Optimizing Rectangular Patch Antenna Arrays for Enhanced 5G Communication

¹ Electronics Instrumentation and Intelligent Systems Team, ISMSE Laboratory, Department of Physics, Faculty of Sciences and Technics, Moulay Ismail University of Meknes, Errachidia Morocco i. khouyaoui@edu.umi.ac.ma
² Electronics Instrumentation and Intelligent Systems Team, ISMSE Laboratory, Department of Physics, Faculty of Sciences and Technics, Moulay Ismail University of Meknes, Errachidia Morocco hamdaouifst@gmail.com
³ Electronics Instrumentation and Intelligent Systems Team, ISMSE Laboratory, Department of Physics, Faculty of Sciences and Technics, Errachidia, Moulay Ismail University of Meknes, Morocco Errachidia, Morocco mo.elbathaoui@edu.umi.ac.ma
⁴ Electronics Instrumentation and Intelligent Systems Team, ISMSE Laboratory, Department of Physics, Faculty of Sciences and Technics, Moulay Ismail University of Meknes, Errachidia Morocco j.foshi@yahoo.fr

Published online: 30 June 2025

Abstract

This study presents the development and evaluation of a 28 GHz microstrip antenna array specifically tailored for next-generation wireless communication. The design utilizes a rectangular patch architecture implemented on a Rogers RT 5880 substrate, sized 16 × 30 mm², with a standard thickness of 0.254 mm, ensuring compatibility with millimeter-wave frequencies. Dual impedance bandwidths were observed, spanning 20.5–22.6 GHz and 24.8–32.5 GHz, corresponding to effective bandwidths of 2.1 GHz and 9.3 GHz, respectively.

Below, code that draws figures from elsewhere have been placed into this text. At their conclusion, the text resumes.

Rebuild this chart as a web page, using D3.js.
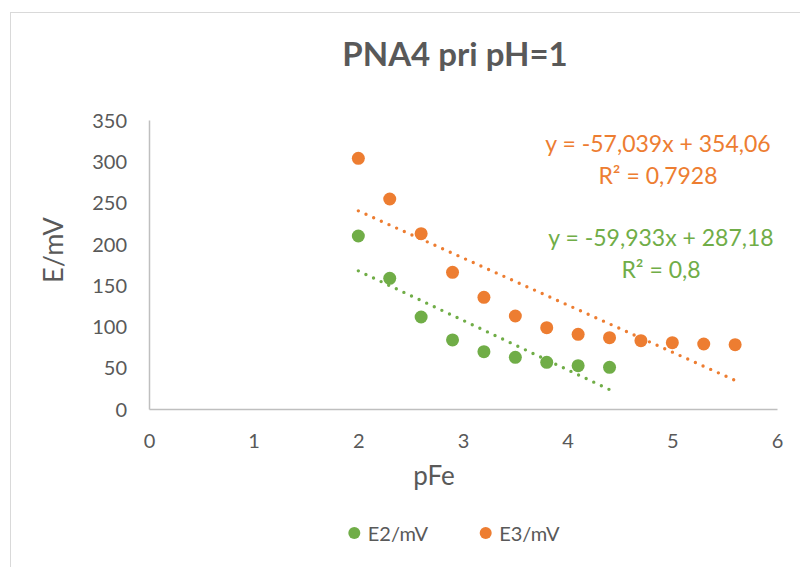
<!DOCTYPE html>
<html>
<head>
<meta charset="utf-8">
<script src="https://cdn.jsdelivr.net/npm/d3@7"></script>
<style>
  html, body { margin: 0; padding: 0; background: #fff; }
  text { font-family: Lato, "Open Sans", sans-serif; fill: #595959; }
</style>
</head>
<body>
<svg id="chart"></svg>
<script>
// values
const pFe = [2, 2.3, 2.6, 2.9, 3.2, 3.5, 3.8, 4.1, 4.4, 4.7, 5, 5.3, 5.6];
const e2 = [209.5, 158.3, 111.4, 83.6, 69.4, 62.6, 56.5, 52.5, 50.5];
const e3 = [303.6, 254.3, 212.3, 165.5, 135.2, 112.6, 98.5, 90.4, 86.4, 82.8, 80.3, 78.7, 77.9];
const seriesNames = ['E2/mV', 'E3/mV'];
const slopes = [-59.933, -57.039];
const intercepts = [287.18, 354.06];
const r2Labels = ['0,8', '0,7928'];
const eqLabels = ['y = -59,933x + 287,18', 'y = -57,039x + 354,06'];
const xTicks = [0, 1, 2, 3, 4, 5, 6];
const yTicks = [0, 50, 100, 150, 200, 250, 300, 350];

const width = 800;
const height = 567;
const colors = ['#70AD47', '#ED7D31'];

const svg = d3.select('#chart')
  .attr('width', width)
  .attr('height', height);

// chart area border (runs off the right and bottom edge)
svg.append('rect')
  .attr('x', 10.5)
  .attr('y', 12.5)
  .attr('width', 820)
  .attr('height', 600)
  .attr('fill', '#fff')
  .attr('stroke', '#D9D9D9');

const x = d3.scaleLinear().domain([0, 6]).range([149, 777]);
const y = d3.scaleLinear().domain([0, 350]).range([409, 120]);

// axes
const xAxis = svg.append('g')
  .attr('transform', `translate(0,${y(0)})`)
  .call(d3.axisBottom(x).tickValues(xTicks).tickSize(0).tickPadding(0).tickFormat(d3.format('d')));
xAxis.select('.domain').attr('stroke', '#BFBFBF').attr('stroke-width', 1.5);
xAxis.selectAll('text')
  .attr('y', 39)
  .attr('dy', 0)
  .style('font-size', '20px')
  .style('font-family', 'Lato');

const yAxis = svg.append('g')
  .attr('transform', `translate(${x(0)},0)`)
  .call(d3.axisLeft(y).tickValues(yTicks).tickSize(0).tickPadding(22));
yAxis.select('.domain').attr('stroke', '#BFBFBF').attr('stroke-width', 1.5);
yAxis.selectAll('text')
  .attr('dy', '0.36em')
  .style('font-size', '20px')
  .style('font-family', 'Lato');

// titles
svg.append('text')
  .attr('x', 455)
  .attr('y', 66)
  .attr('text-anchor', 'middle')
  .style('font-size', '33px')
  .style('font-weight', 'bold')
  .text('PNA4 pri pH=1');

svg.append('text')
  .attr('x', 434)
  .attr('y', 485)
  .attr('text-anchor', 'middle')
  .style('font-size', '26px')
  .text('pFe');

svg.append('text')
  .attr('transform', 'translate(63,250) rotate(-90)')
  .attr('text-anchor', 'middle')
  .style('font-size', '27px')
  .text('E/mV');

// points
const seriesData = [e2, e3];
seriesData.forEach((vals, i) => {
  svg.append('g')
    .selectAll('circle')
    .data(vals)
    .join('circle')
    .attr('cx', (d, j) => x(pFe[j]))
    .attr('cy', d => y(d))
    .attr('r', 6.5)
    .attr('fill', colors[i]);
});

// linear trendlines from the displayed equations
seriesData.forEach((vals, i) => {
  const xs = [pFe[0], pFe[vals.length - 1]];
  const line = d3.line()
    .x(d => x(d))
    .y(d => y(slopes[i] * d + intercepts[i]));
  svg.append('path')
    .datum(xs)
    .attr('d', line)
    .attr('fill', 'none')
    .attr('stroke', colors[i])
    .attr('stroke-width', 3.4)
    .attr('stroke-linecap', 'round')
    .attr('stroke-dasharray', '0 8.4');
});

// trendline labels
const labelPos = [[661, 245.7], [658, 151.7]];
labelPos.forEach((p, i) => {
  const g = svg.append('g').style('font-size', '23px');
  g.append('text')
    .attr('x', p[0])
    .attr('y', p[1])
    .attr('text-anchor', 'middle')
    .style('fill', colors[i])
    .text(eqLabels[i]);
  g.append('text')
    .attr('x', p[0])
    .attr('y', p[1] + 32.6)
    .attr('text-anchor', 'middle')
    .style('fill', colors[i])
    .text(`R² = ${r2Labels[i]}`);
});

// legend
const legendX = [354.3, 485.7];
seriesNames.forEach((name, i) => {
  svg.append('circle')
    .attr('cx', legendX[i])
    .attr('cy', 533)
    .attr('r', 6)
    .attr('fill', colors[i]);
  svg.append('text')
    .attr('x', legendX[i] + 13.5)
    .attr('y', 540.7)
    .style('font-size', '20px')
    .text(name);
});
</script>
</body>
</html>
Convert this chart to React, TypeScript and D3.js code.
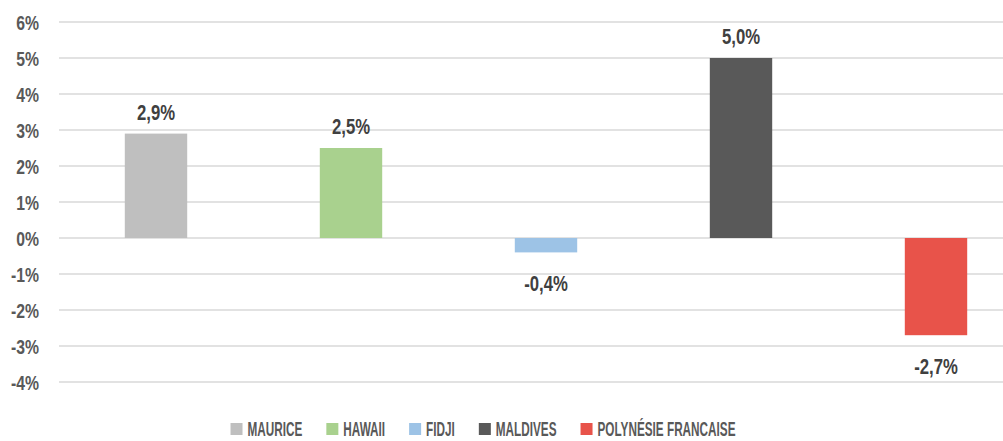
import React, { useEffect, useRef } from 'react'
import * as d3 from 'd3'

const categories = ['MAURICE', 'HAWAII', 'FIDJI', 'MALDIVES', 'POLYNÉSIE FRANCAISE']
const values = [2.9, 2.5, -0.4, 5.0, -2.7]
const colors = ['#bfbfbf', '#a9d18e', '#9dc3e6', '#595959', '#e8534a']
const yTicks = [-4, -3, -2, -1, 0, 1, 2, 3, 4, 5, 6]

const width = 1003
const height = 441
// no condensed font available, so bold Liberation Sans squeezed horizontally
const font = '"Liberation Sans", Arial, sans-serif'

const fmt = (v: number) => v.toFixed(1).replace('.', ',') + '%'

const App = () => {
  const ref = useRef<SVGSVGElement>(null)

  useEffect(() => {
    document.body.style.margin = '0'
    const svg = d3.select(ref.current)
    svg.selectAll('*').remove()

    const y = d3.scaleLinear().domain([-4, 6]).range([382, 22])
    const x = d3.scaleBand()
      .domain(categories)
      .range([58.5, 1033.5])
      .paddingInner(0.68)
      .paddingOuter(0.34)

    // gridlines
    svg.append('g').selectAll('line').data(yTicks).enter().append('line')
      .attr('x1', 59).attr('x2', width)
      .attr('y1', d => y(d)).attr('y2', d => y(d))
      .attr('stroke', '#d9d9d9').attr('stroke-width', 1.3)

    // y tick labels
    svg.append('g').selectAll('text').data(yTicks).enter().append('text')
      .attr('transform', d => 'translate(39,' + y(d) + ') scale(0.75,1)')
      .attr('dy', '0.36em')
      .attr('text-anchor', 'end')
      .attr('font-family', font).attr('font-weight', 'bold').attr('font-size', 21)
      .attr('fill', '#595959')
      .text(d => d + '%')

    const data = categories.map((c, i) => ({ c, v: values[i], color: colors[i] }))

    svg.append('g').selectAll('rect').data(data).enter().append('rect')
      .attr('x', d => x(d.c)!)
      .attr('width', x.bandwidth())
      .attr('y', d => y(Math.max(0, d.v)))
      .attr('height', d => Math.abs(y(d.v) - y(0)))
      .attr('fill', d => d.color)

    // data labels
    svg.append('g').selectAll('text').data(data).enter().append('text')
      .attr('transform', d => {
        const lx = x(d.c)! + x.bandwidth() / 2
        const ly = d.v >= 0 ? y(d.v) - 14 : y(d.v) + 39
        return 'translate(' + lx + ',' + ly + ') scale(0.76,1)'
      })
      .attr('text-anchor', 'middle')
      .attr('font-family', font).attr('font-weight', 'bold').attr('font-size', 22)
      .attr('fill', '#404040')
      .text(d => fmt(d.v))

    // legend
    const legend = svg.append('g')
    const sx = 0.56
    const items: { g: any, w: number }[] = []
    data.forEach(d => {
      const g = legend.append('g')
      g.append('rect').attr('x', 0).attr('y', -5).attr('width', 12).attr('height', 12).attr('fill', d.color)
      const t = g.append('text')
        .attr('transform', 'translate(17,0) scale(' + sx + ',1)')
        .attr('dy', '0.36em')
        .attr('font-family', font).attr('font-weight', 'bold').attr('font-size', 21)
        .attr('fill', '#595959')
        .text(d.c)
      const w = 17 + (t.node() as SVGTextElement).getComputedTextLength() * sx
      items.push({ g, w })
    })
    const gap = 24
    const total = d3.sum(items, d => d.w) + gap * (items.length - 1)
    let cx = 483 - total / 2
    items.forEach(it => {
      it.g.attr('transform', 'translate(' + cx + ',428)')
      cx += it.w + gap
    })
  }, [])

  return <svg ref={ref} width={width} height={height} style={{ display: 'block' }} />
}

export default App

A significant return loss of -61 dB was recorded near 27.9 GHz. The antenna array employs a 1×4 linear configuration, where each radiating element integrates a partial ground and a slot centered on the patch. The system delivers high radiation efficiency (~94%), a maximum gain of 9.04 dBi, a VSWR lower than 2, and a peak directivity of 9.35 dBi.